Conn College men win D-III national soccer title in penalty kick shootout
After an exhausting 110 minutes of high intensity action and a pressure-packed penalty kick shootout, the Connecticut College men's soccer team emerged with the first team national championship in school history on Saturday night.
Senior Lorenzo Bocchetti clinched the NCAA Division III tournament title for the Camels by knocking in his penalty kick in the fourth round. They won the shootout, 4-1, over Amherst in a fierce battle between two New England Small College Athletic Conference programs.
A short time later, the Camels raised a hard-earned national championship trophy on the field at the University of North Carolina Greensboro Soccer Stadium.
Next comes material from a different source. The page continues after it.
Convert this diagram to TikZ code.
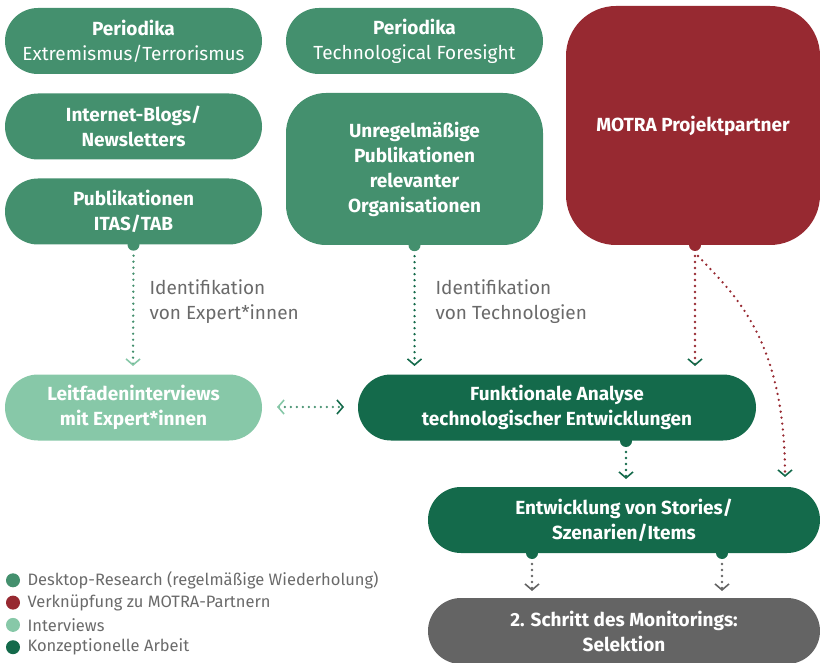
\documentclass[tikz,border=0pt]{standalone}
\usepackage{fontspec}
\setmainfont{Fira Sans}
\usepackage{tikz}
\usetikzlibrary{arrows.meta}
\definecolor{desk}{HTML}{44906E}
\definecolor{motra}{HTML}{972931}
\definecolor{interv}{HTML}{87C8A8}
\definecolor{konz}{HTML}{146A4B}
\definecolor{schritt}{HTML}{646464}
\definecolor{txtgray}{HTML}{6A6A6A}
\begin{document}
\begin{tikzpicture}[x=1pt, y=-1pt,
    box/.style={rounded corners=33pt, minimum width=257pt, minimum height=66pt,
      align=center, text=white, inner sep=0pt,
      font=\fontsize{19}{25}\selectfont\bfseries},
    tab/.style={circle, inner sep=0pt, minimum size=12pt},
    dotline/.style={line width=2.6pt, line cap=round, dash pattern=on 0pt off 6pt},
    chev/.style={-{Straight Barb[length=6pt, width=14pt, line width=1.6pt, #1]}},
    note/.style={text=txtgray, align=left, anchor=west,
      font=\fontsize{19}{25}\selectfont}]
  \clip (0, 0) rectangle (820, 663);
  % Desktop-Research
  \node[box, fill=desk] (ext) at (133.5, 41)
    {Periodika\\\mdseries Extremismus/Terrorismus};
  \node[box, fill=desk] (blogs) at (133.5, 126.5) {Internet-Blogs/\\Newsletters};
  \node[box, fill=desk] (pub) at (133.5, 211.5) {Publikationen\\ITAS/TAB};
  \node[box, fill=desk] (tech) at (414.5, 41)
    {Periodika\\\mdseries Technological Foresight};
  \node[box, fill=desk, minimum height=152pt, rounded corners=40pt] (unreg) at (414.5, 169)
    {Unregelmäßige\\Publikationen\\relevanter\\Organisationen};
  % MOTRA
  \node[box, fill=motra, minimum width=254pt, minimum height=239pt,
    rounded corners=50pt] (motra) at (693, 125.5) {MOTRA Projektpartner};
  % Interviews / konzeptionelle Arbeit
  \node[box, fill=interv] (leit) at (133.5, 407.5) {Leitfadeninterviews\\mit Expert*innen};
  \node[box, fill=konz, minimum width=398pt] (funk) at (557, 407.5)
    {Funktionale Analyse\\technologischer Entwicklungen};
  \node[box, fill=konz, minimum width=392pt] (entw) at (624, 520)
    {Entwicklung von Stories/\\Szenarien/Items};
  \node[box, fill=schritt, minimum width=392pt] (sel) at (624, 631)
    {2. Schritt des Monitorings:\\Selektion};

  % tabs
  \node[tab, fill=desk] (t1) at (pub.south) {};
  \node[tab, fill=desk] (t2) at (unreg.south) {};
  \node[tab, fill=motra] (t3) at (695, 245) {};
  \node[tab, fill=konz] (t4) at (626, 441) {};
  \node[tab, fill=konz] (t5) at (532, 553) {};
  \node[tab, fill=konz] (t6) at (722, 553) {};
  \coordinate (a1) at (133, 366);
  \coordinate (a2) at (414.5, 366);
  \coordinate (a3) at (695, 366);
  \coordinate (a4) at (626, 479);
  \coordinate (a5) at (785, 477);
  \coordinate (a6) at (532, 591);
  \coordinate (a7) at (722, 591);
  \coordinate (l1) at (277, 407);
  \coordinate (l2) at (344, 407);

  % connectors
  \draw[dotline, desk, chev={interv}] (t1.center) ++(0, 11) -- (a1);
  \draw[dotline, konz, chev={konz}] (t2.center) ++(0, 11) -- (a2);
  \draw[dotline, motra, chev={konz}] (t3.center) ++(0, 11) -- (a3);
  \draw[dotline, motra, chev={konz}] (t3.center) ++(3, 11)
    .. controls (735, 295) and (785, 340) .. (a5);
  \draw[dotline, konz, chev={konz}] (t4.center) ++(0, 11) -- (a4);
  \draw[dotline, schritt, chev={schritt}] (t5.center) ++(0, 11) -- (a6);
  \draw[dotline, schritt, chev={schritt}] (t6.center) ++(0, 11) -- (a7);
  \draw[dotline, desk, {Straight Barb[length=6pt, width=14pt, line width=1.6pt, interv]}-{Straight Barb[length=6pt, width=14pt, line width=1.6pt, konz]}]
    (l1) -- (l2);

  \node[note] (n1) at (146, 302) {Identifikation\\von Expert*innen};
  \node[note] (n2) at (432, 302) {Identifikation\\von Technologien};

  % legend
  \foreach \c/\t [count=\i] in {desk/Desktop-Research (regelmäßige Wiederholung),
      motra/Verknüpfung zu MOTRA-Partnern, interv/Interviews, konz/Konzeptionelle Arbeit} {
    \fill[\c] (13, 558 + 22.3*\i) circle (7);
    \node[anchor=west, text=txtgray, font=\fontsize{16.5}{18}\selectfont] (leg\i)
      at (24, 558 + 22.3*\i) {\t};
  }
\end{tikzpicture}
\end{document}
"Real surreal feeling because I think as a player you work your whole life dreaming about this moment, as a coach you go into coaching to live for moments like this," coach Reuben Burk said during a Zoom press conference. "It's been a dream for so long, once you're living in the moment, honestly, it's tough to do an interview because you're at a loss for words a little bit.
"Really, really special. I'm just happy for these guys, happy for alumni, happy for the student body and administrators."
Burk sat behind a table with the national championship trophy in front of him and two happy Camels — Bocchetti and MT Tshuma — nearby.
"It hasn't really sunk in like what we've done in terms of helping to progress Conn athletics," Bocchetti said. "To have that as your career ending game, it's an unmatched feeling right now."
There were so many heroes for the Camels (19-4-1), who played inspired team soccer throughout the NCAA tournament, including in their first trip to the Final Four. They won all three of their postseason games that went to overtime.
Freshman Peter Silvester, who had played in only four games this season, replaced starter Sam Maidenberg in goal for the shootout and made two acrobatic diving saves.
Junior Steve Yeonas, senior Tshuma and junior Augie Djerdjaj each calmly converted a penalty kick in the first three rounds to give the Camels a cushion. Djerdjaj also scored the game's first goal — his team-high tying sixth of the season — in the second half.
And a stout Camel defense led by Maidenberg did everything possible, including blocking several dangerous shots, to try to contain the Mammoths.
The spirited, physical game stood at 1-1 at the end of regulation. With both teams running on empty and playing their second overtime game in two days, there were few quality chances in the extra sessions.
Conn College, which once considered just qualifying for the NCAA tournament a success, entered the postseason with championship aspirations.
In the only regular-season meeting with Amherst, Conn College dropped a 2-0 decision at home on Sept. 25. The Mammoths were unbeaten in the last 10 games (7-0-3) in the series.
To avenge that defeat, the Camels had to break through a nearly impenetrable defense that allowed just one goal in the previous nine games. The Mammoths were unbeaten (8-0-1) during that stretch. They also had national championship game experience, losing in the finals to Tufts in 2019.
Djerdjaj, the NESCAC Player of the Year, delivered the goal with 31 minutes left in regulation. He fought off a defender, who had his arms wrapped around the junior midfielder, to head Rye Jaran's beautiful corner kick into the corner.
The Camels nearly survived extended pressure from the Mammoths. Bryce Johnson's long flip-in throws created havoc in the box and forced Maidenberg to punch the ball out of danger several times.
But Amherst finally notched the game tying goal with just 1:27 left. During a wild scramble in the goal mouth, Kyle Kelly deflected in the loose ball.
The goal could have deflated the Camels, but it didn't.
"It was chaos," Bocchetti said of the game. "We went up and we're scrapping by to keep the lead and we gave up a goal with a minute and half left in the game. But, credit to the full team, when we huddled up after conceding that goal there wasn't a shred of doubt in any player's face.
"Everybody was composed and knew we were still going to get the job done."
During their journey that started with a 2-1 loss at Wheaton on Sept. 14, the Camels cleared all the hurdles that tripped them up in the past.
For the first time, they won their first NESCAC regular season title and hosted the league tournament. They knocked off Tufts, which captured the last two national championships, in dramatic fashion in the NCAA quarterfinals.
Then they finally knocked off Amherst (17-3-2).
"Congrats to Conn College," Amherst coach Justin Serpone said. "Coach Burk, amazing season. Those guys were terrific all the way through. What coach Burk has done with that program is just unbelievable. They lost such an important group with the kids that they graduated in 2019. For them to be national champs is just incredible."